**** Dataset extract

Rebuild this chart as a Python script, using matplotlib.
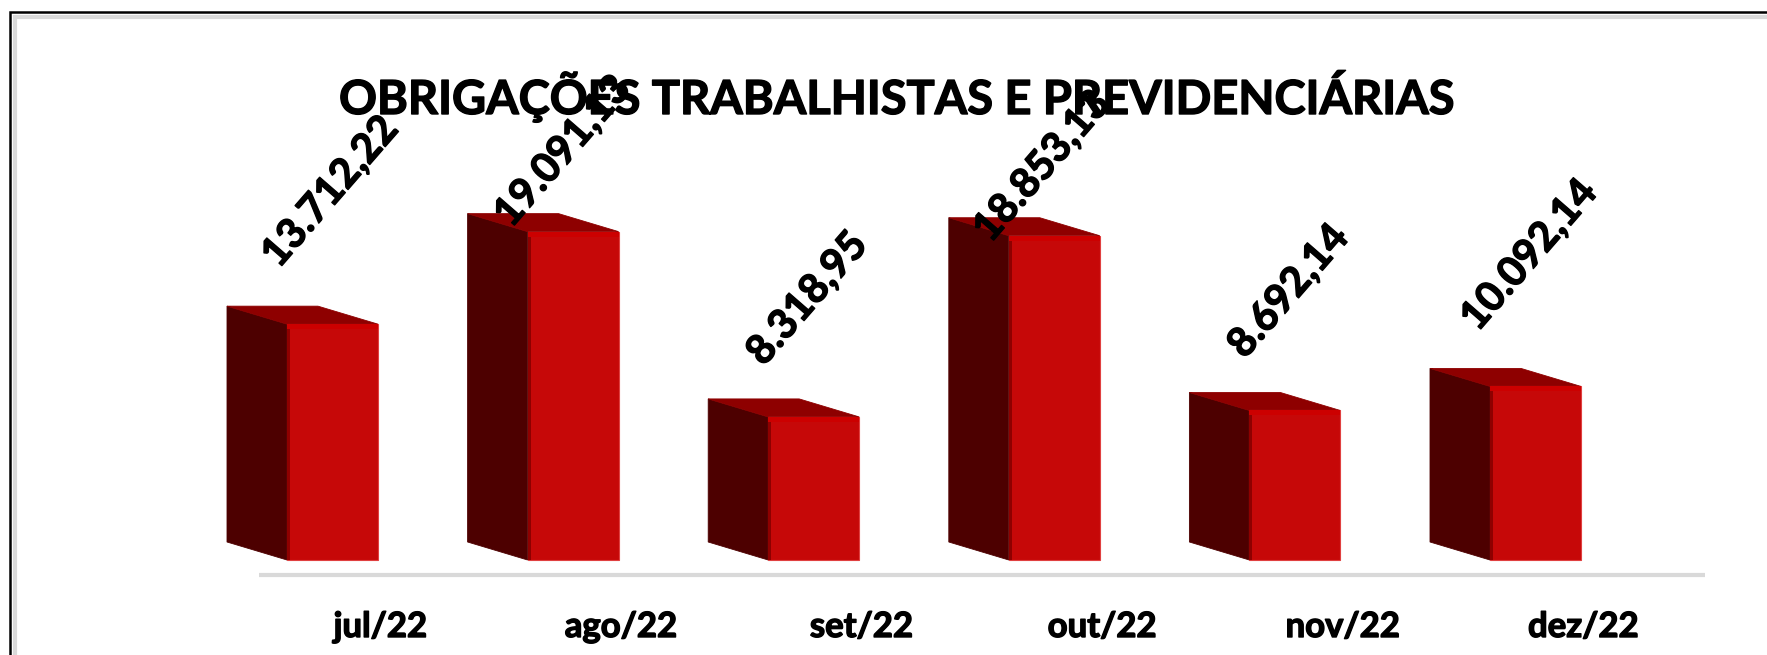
import matplotlib
matplotlib.use("Agg")
import matplotlib.pyplot as plt
import matplotlib.patheffects as pe
from matplotlib.patches import Polygon, Rectangle

months = ["jul/22", "ago/22", "set/22", "out/22", "nov/22", "dez/22"]
values = [13712.22, 19091.13, 8318.95, 18853.13, 8692.14, 10092.14]
value_labels = ["13.712,22", "19.091,13", "8.318,95", "18.853,13", "8.692,14", "10.092,14"]
title = "OBRIGAÇÕES TRABALHISTAS E PREVIDENCIÁRIAS"

W, H = 1767, 655
PX_PER_VALUE = 0.0172
X0, DX = 332.5, 240.6
BASE = 560

FRONT = "#c60808"
SIDE = "#4d0000"
TOP = "#8e0000"

plt.rcParams["font.family"] = ["Lato", "DejaVu Sans"]
heavy = [pe.withStroke(linewidth=1.0, foreground="black")]

fig = plt.figure(figsize=(W / 100, H / 100), dpi=100)
ax = fig.add_axes([0, 0, 1, 1])
# one category = DX pixels, value scale
ax.set_xlim(-X0 / DX, (W - X0) / DX)
ax.set_ylim((BASE - H) / PX_PER_VALUE, BASE / PX_PER_VALUE)
ax.axis("off")

half = 45.5 / DX
depth_x = 60 / DX
depth_y = 18 / PX_PER_VALUE

# hand-placed labels in the original: pixel shift from bar centre / bar top
label_dx = [-2, -10, -6, -12, -6, -6]
label_dy = [132, 80, 118, 69, 119, 131]

for i, v in enumerate(values):
    left, right = i - half, i + half
    ax.add_patch(Polygon([(left - depth_x, depth_y), (left, 0), (left, v), (left - depth_x, v + depth_y)],
                         fc=SIDE, ec=SIDE, lw=0.6))
    ax.add_patch(Polygon([(left - depth_x, v + depth_y), (right - depth_x, v + depth_y), (right, v), (left, v)],
                         fc=TOP, ec=TOP, lw=0.6))
    ax.add_patch(Rectangle((left, 0), right - left, v, fc=FRONT, ec="#e04040", lw=0.8))
    ax.add_patch(Rectangle((left, 0), 3 / DX, v, fc="#8e0000", ec="none"))
    ax.add_patch(Rectangle((left, v - 5 / PX_PER_VALUE), right - left, 5 / PX_PER_VALUE, fc="#cc0000", ec="none"))
    ax.text(i + label_dx[i] / DX, v + label_dy[i] / PX_PER_VALUE, value_labels[i], rotation=49,
            rotation_mode="anchor", ha="center", va="center", fontsize=29.3, fontweight="bold", color="black",
            path_effects=heavy)
    ax.text(i + 48 / DX, (BASE - 627) / PX_PER_VALUE, months[i], ha="center", va="center",
            fontsize=25, fontweight="bold", color="black", path_effects=heavy)

# axis line
ax.plot([(259 - X0) / DX, (1705 - X0) / DX], [(BASE - 575) / PX_PER_VALUE] * 2, color="#d9d9d9", lw=3,
        solid_capstyle="butt")

ax.text((897 - X0) / DX, (BASE - 96) / PX_PER_VALUE, title, ha="center", va="center", fontsize=33.8,
        fontweight="bold", color="black", path_effects=heavy)

# chart frame
fig.add_artist(Rectangle((10 / W, -0.02), 1.1, 1 - 12 / H + 0.02, transform=fig.transFigure, fc="none",
                         ec="black", lw=1.8))
fig.add_artist(Rectangle((14.5 / W, -0.02), 1.1, 1 - 17 / H + 0.02, transform=fig.transFigure, fc="none",
                         ec="#d9d9d9", lw=3))

fig.savefig("out.png", dpi=100)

********

- Prompt -
Reproduce the material above from its first line through the line containing "label_dy = [132, 80, 118, 69, 119, 131]", both ends included, and skip every picture.

- Solution to the exercise -
Rebuild this chart as a Python script, using matplotlib.
import matplotlib
matplotlib.use("Agg")
import matplotlib.pyplot as plt
import matplotlib.patheffects as pe
from matplotlib.patches import Polygon, Rectangle

months = ["jul/22", "ago/22", "set/22", "out/22", "nov/22", "dez/22"]
values = [13712.22, 19091.13, 8318.95, 18853.13, 8692.14, 10092.14]
value_labels = ["13.712,22", "19.091,13", "8.318,95", "18.853,13", "8.692,14", "10.092,14"]
title = "OBRIGAÇÕES TRABALHISTAS E PREVIDENCIÁRIAS"

W, H = 1767, 655
PX_PER_VALUE = 0.0172
X0, DX = 332.5, 240.6
BASE = 560

FRONT = "#c60808"
SIDE = "#4d0000"
TOP = "#8e0000"

plt.rcParams["font.family"] = ["Lato", "DejaVu Sans"]
heavy = [pe.withStroke(linewidth=1.0, foreground="black")]

fig = plt.figure(figsize=(W / 100, H / 100), dpi=100)
ax = fig.add_axes([0, 0, 1, 1])
# one category = DX pixels, value scale
ax.set_xlim(-X0 / DX, (W - X0) / DX)
ax.set_ylim((BASE - H) / PX_PER_VALUE, BASE / PX_PER_VALUE)
ax.axis("off")

half = 45.5 / DX
depth_x = 60 / DX
depth_y = 18 / PX_PER_VALUE

# hand-placed labels in the original: pixel shift from bar centre / bar top
label_dx = [-2, -10, -6, -12, -6, -6]
label_dy = [132, 80, 118, 69, 119, 131]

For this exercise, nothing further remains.